(GIVEN PROBLEM):
Once the pictures are set aside, transcribe the remaining data exactly.
......
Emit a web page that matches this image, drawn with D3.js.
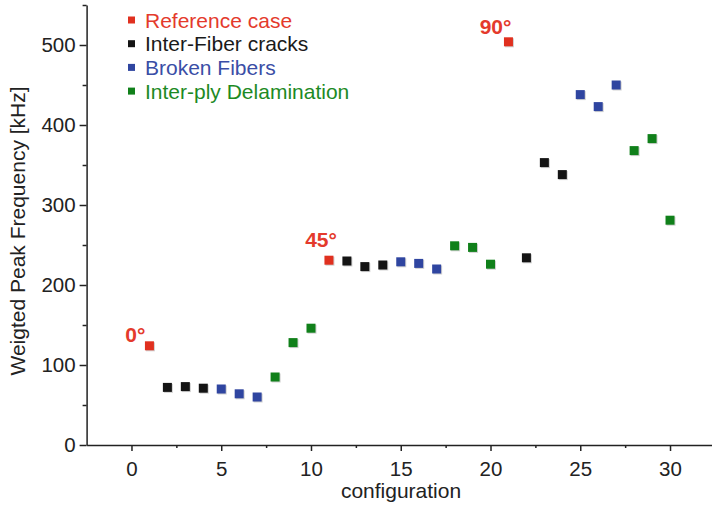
<!DOCTYPE html>
<html>
<head>
<meta charset="utf-8">
<script src="https://cdn.jsdelivr.net/npm/d3@7/dist/d3.min.js"></script>
<style>
  html, body { margin: 0; padding: 0; background: #fff; }
  svg { display: block; font-family: "Liberation Sans", Arial, sans-serif; }
  .axis path, .axis line { stroke: #222; stroke-width: 1.5; }
  .axis text { fill: #222; font-size: 20.5px; }
</style>
</head>
<body>
<svg id="chart" width="712" height="507"></svg>
<script>
// Configuration numbers along the x axis
const configs = [1, 2, 3, 4, 5, 6, 7, 8, 9, 10,
                 11, 12, 13, 14, 15, 16, 17, 18, 19, 20,
                 21, 22, 23, 24, 25, 26, 27, 28, 29, 30];
// Weighted peak frequency per configuration [kHz]
const freqs = [124, 72, 73, 71, 70, 64, 60, 85, 128, 146,
               231, 230, 223, 225, 229, 227, 220, 249, 247, 226,
               504, 234, 353, 338, 438, 423, 450, 368, 383, 281];
// Damage class of each configuration
const classes = ["ref", "ifc", "ifc", "ifc", "bf", "bf", "bf", "del", "del", "del",
                 "ref", "ifc", "ifc", "ifc", "bf", "bf", "bf", "del", "del", "del",
                 "ref", "ifc", "ifc", "ifc", "bf", "bf", "bf", "del", "del", "del"];
// Legend entries
const classKeys = ["ref", "ifc", "bf", "del"];
const classNames = ["Reference case", "Inter-Fiber cracks", "Broken Fibers", "Inter-ply Delamination"];
// Ply angle of each reference case
const refConfigs = [1, 11, 21];
const refAngles = ["0°", "45°", "90°"];
// Tick values
const xTicks = [0, 5, 10, 15, 20, 25, 30];
const xMinor = [2.5, 7.5, 12.5, 17.5, 22.5, 27.5, 32.5];
const yTicks = [0, 100, 200, 300, 400, 500];
const yMinor = [50, 150, 250, 350, 450, 550];

const markColor = { ref: "#e0301f", ifc: "#141414", bf: "#2f45a0", del: "#10801a" };
const textColor = { ref: "#e43a2c", ifc: "#1a1a1a", bf: "#3a4ea6", del: "#1d8a24" };

const svg = d3.select("#chart");

const x = d3.scaleLinear().domain([-2.5, 32.5]).range([86.6, 714.9]);
const y = d3.scaleLinear().domain([0, 550]).range([445, 5]);

// X axis: major and minor ticks
svg.append("g").attr("class", "axis")
  .attr("transform", `translate(0,${y(0)})`)
  .call(d3.axisBottom(x).tickValues(xTicks).tickSize(6).tickSizeOuter(0).tickPadding(10).tickFormat(d3.format("d")));
svg.append("g").attr("class", "axis minor")
  .attr("transform", `translate(0,${y(0)})`)
  .call(d3.axisBottom(x).tickValues(xMinor).tickSize(3).tickSizeOuter(0).tickFormat(""))
  .select(".domain").remove();

// Y axis: major and minor ticks
svg.append("g").attr("class", "axis")
  .attr("transform", `translate(${x(-2.5)},0)`)
  .call(d3.axisLeft(y).tickValues(yTicks).tickSize(7).tickSizeOuter(0).tickPadding(4).tickFormat(d3.format("d")));
svg.append("g").attr("class", "axis minor")
  .attr("transform", `translate(${x(-2.5)},0)`)
  .call(d3.axisLeft(y).tickValues(yMinor).tickSize(4).tickSizeOuter(0).tickFormat(""))
  .select(".domain").remove();

// Axis titles
svg.append("text")
  .attr("x", 401).attr("y", 498)
  .attr("text-anchor", "middle")
  .attr("font-size", 21).attr("fill", "#222")
  .text("configuration");
svg.append("text")
  .attr("transform", `translate(25,${(y(0) + y(550)) / 2 + 6}) rotate(-90)`)
  .attr("text-anchor", "middle")
  .attr("font-size", 21).attr("fill", "#222")
  .text("Weigted Peak Frequency [kHz]");

// Data points: square markers with a faint shadow
const points = configs.map((c, i) => ({ c, f: freqs[i], k: classes[i] }));
const size = 9;
svg.append("g").selectAll("rect.shadow")
  .data(points).join("rect")
  .attr("x", d => x(d.c) - size / 2 + 1)
  .attr("y", d => y(d.f) - size / 2 + 1)
  .attr("width", size).attr("height", size)
  .attr("fill", "#999").attr("opacity", 0.45);
svg.append("g").selectAll("rect.mark")
  .data(points).join("rect")
  .attr("x", d => x(d.c) - size / 2)
  .attr("y", d => y(d.f) - size / 2)
  .attr("width", size).attr("height", size)
  .attr("fill", d => markColor[d.k]);

// Ply angle labels next to the reference cases
const angleOffsets = [[-4, -4], [8, -13], [3, -8]];
svg.append("g").selectAll("text")
  .data(refConfigs).join("text")
  .attr("x", (c, i) => x(c) + angleOffsets[i][0])
  .attr("y", (c, i) => y(freqs[configs.indexOf(c)]) + angleOffsets[i][1])
  .attr("text-anchor", "end")
  .attr("font-size", 21).attr("font-weight", "bold")
  .attr("fill", textColor.ref)
  .text((c, i) => refAngles[i]);

// Legend
const legend = svg.append("g").attr("transform", "translate(128,20)");
classKeys.forEach((k, i) => {
  const row = legend.append("g").attr("transform", `translate(0,${i * 23.7})`);
  row.append("rect").attr("x", 0).attr("y", -3.5).attr("width", 7).attr("height", 7)
    .attr("fill", markColor[k]);
  row.append("text").attr("x", 17).attr("y", 7.5)
    .attr("font-size", 21).attr("fill", textColor[k])
    .text(classNames[i]);
});
</script>
</body>
</html>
......
(FINAL ANSWER):
Emit a web page that matches this image, drawn with D3.js.
<!DOCTYPE html>
<html>
<head>
<meta charset="utf-8">
<script src="https://cdn.jsdelivr.net/npm/d3@7/dist/d3.min.js"></script>
<style>
  html, body { margin: 0; padding: 0; background: #fff; }
  svg { display: block; font-family: "Liberation Sans", Arial, sans-serif; }
  .axis path, .axis line { stroke: #222; stroke-width: 1.5; }
  .axis text { fill: #222; font-size: 20.5px; }
</style>
</head>
<body>
<svg id="chart" width="712" height="507"></svg>
<script>
// Configuration numbers along the x axis
const configs = [1, 2, 3, 4, 5, 6, 7, 8, 9, 10,
                 11, 12, 13, 14, 15, 16, 17, 18, 19, 20,
                 21, 22, 23, 24, 25, 26, 27, 28, 29, 30];
// Weighted peak frequency per configuration [kHz]
const freqs = [124, 72, 73, 71, 70, 64, 60, 85, 128, 146,
               231, 230, 223, 225, 229, 227, 220, 249, 247, 226,
               504, 234, 353, 338, 438, 423, 450, 368, 383, 281];
// Damage class of each configuration
const classes = ["ref", "ifc", "ifc", "ifc", "bf", "bf", "bf", "del", "del", "del",
                 "ref", "ifc", "ifc", "ifc", "bf", "bf", "bf", "del", "del", "del",
                 "ref", "ifc", "ifc", "ifc", "bf", "bf", "bf", "del", "del", "del"];
// Legend entries
const classKeys = ["ref", "ifc", "bf", "del"];
const classNames = ["Reference case", "Inter-Fiber cracks", "Broken Fibers", "Inter-ply Delamination"];
// Ply angle of each reference case
const refConfigs = [1, 11, 21];
const refAngles = ["0°", "45°", "90°"];
// Tick values
const xTicks = [0, 5, 10, 15, 20, 25, 30];
const xMinor = [2.5, 7.5, 12.5, 17.5, 22.5, 27.5, 32.5];
const yTicks = [0, 100, 200, 300, 400, 500];
const yMinor = [50, 150, 250, 350, 450, 550];

const markColor = { ref: "#e0301f", ifc: "#141414", bf: "#2f45a0", del: "#10801a" };
const textColor = { ref: "#e43a2c", ifc: "#1a1a1a", bf: "#3a4ea6", del: "#1d8a24" };

const svg = d3.select("#chart");

const x = d3.scaleLinear().domain([-2.5, 32.5]).range([86.6, 714.9]);
const y = d3.scaleLinear().domain([0, 550]).range([445, 5]);

// X axis: major and minor ticks
svg.append("g").attr("class", "axis")
  .attr("transform", `translate(0,${y(0)})`)
  .call(d3.axisBottom(x).tickValues(xTicks).tickSize(6).tickSizeOuter(0).tickPadding(10).tickFormat(d3.format("d")));
svg.append("g").attr("class", "axis minor")
  .attr("transform", `translate(0,${y(0)})`)
  .call(d3.axisBottom(x).tickValues(xMinor).tickSize(3).tickSizeOuter(0).tickFormat(""))
  .select(".domain").remove();

// Y axis: major and minor ticks
svg.append("g").attr("class", "axis")
  .attr("transform", `translate(${x(-2.5)},0)`)
  .call(d3.axisLeft(y).tickValues(yTicks).tickSize(7).tickSizeOuter(0).tickPadding(4).tickFormat(d3.format("d")));
svg.append("g").attr("class", "axis minor")
  .attr("transform", `translate(${x(-2.5)},0)`)
  .call(d3.axisLeft(y).tickValues(yMinor).tickSize(4).tickSizeOuter(0).tickFormat(""))
  .select(".domain").remove();

// Axis titles
svg.append("text")
  .attr("x", 401).attr("y", 498)
  .attr("text-anchor", "middle")
  .attr("font-size", 21).attr("fill", "#222")
  .text("configuration");
svg.append("text")
  .attr("transform", `translate(25,${(y(0) + y(550)) / 2 + 6}) rotate(-90)`)
  .attr("text-anchor", "middle")
  .attr("font-size", 21).attr("fill", "#222")
  .text("Weigted Peak Frequency [kHz]");

// Data points: square markers with a faint shadow
const points = configs.map((c, i) => ({ c, f: freqs[i], k: classes[i] }));
const size = 9;
svg.append("g").selectAll("rect.shadow")
  .data(points).join("rect")
  .attr("x", d => x(d.c) - size / 2 + 1)
  .attr("y", d => y(d.f) - size / 2 + 1)
  .attr("width", size).attr("height", size)
  .attr("fill", "#999").attr("opacity", 0.45);
svg.append("g").selectAll("rect.mark")
  .data(points).join("rect")
  .attr("x", d => x(d.c) - size / 2)
  .attr("y", d => y(d.f) - size / 2)
  .attr("width", size).attr("height", size)
  .attr("fill", d => markColor[d.k]);

// Ply angle labels next to the reference cases
const angleOffsets = [[-4, -4], [8, -13], [3, -8]];
svg.append("g").selectAll("text")
  .data(refConfigs).join("text")
  .attr("x", (c, i) => x(c) + angleOffsets[i][0])
  .attr("y", (c, i) => y(freqs[configs.indexOf(c)]) + angleOffsets[i][1])
  .attr("text-anchor", "end")
  .attr("font-size", 21).attr("font-weight", "bold")
  .attr("fill", textColor.ref)
  .text((c, i) => refAngles[i]);

// Legend
const legend = svg.append("g").attr("transform", "translate(128,20)");
classKeys.forEach((k, i) => {
  const row = legend.append("g").attr("transform", `translate(0,${i * 23.7})`);
  row.append("rect").attr("x", 0).attr("y", -3.5).attr("width", 7).attr("height", 7)
    .attr("fill", markColor[k]);
  row.append("text").attr("x", 17).attr("y", 7.5)
    .attr("font-size", 21).attr("fill", textColor[k])
    .text(classNames[i]);
});
</script>
</body>
</html>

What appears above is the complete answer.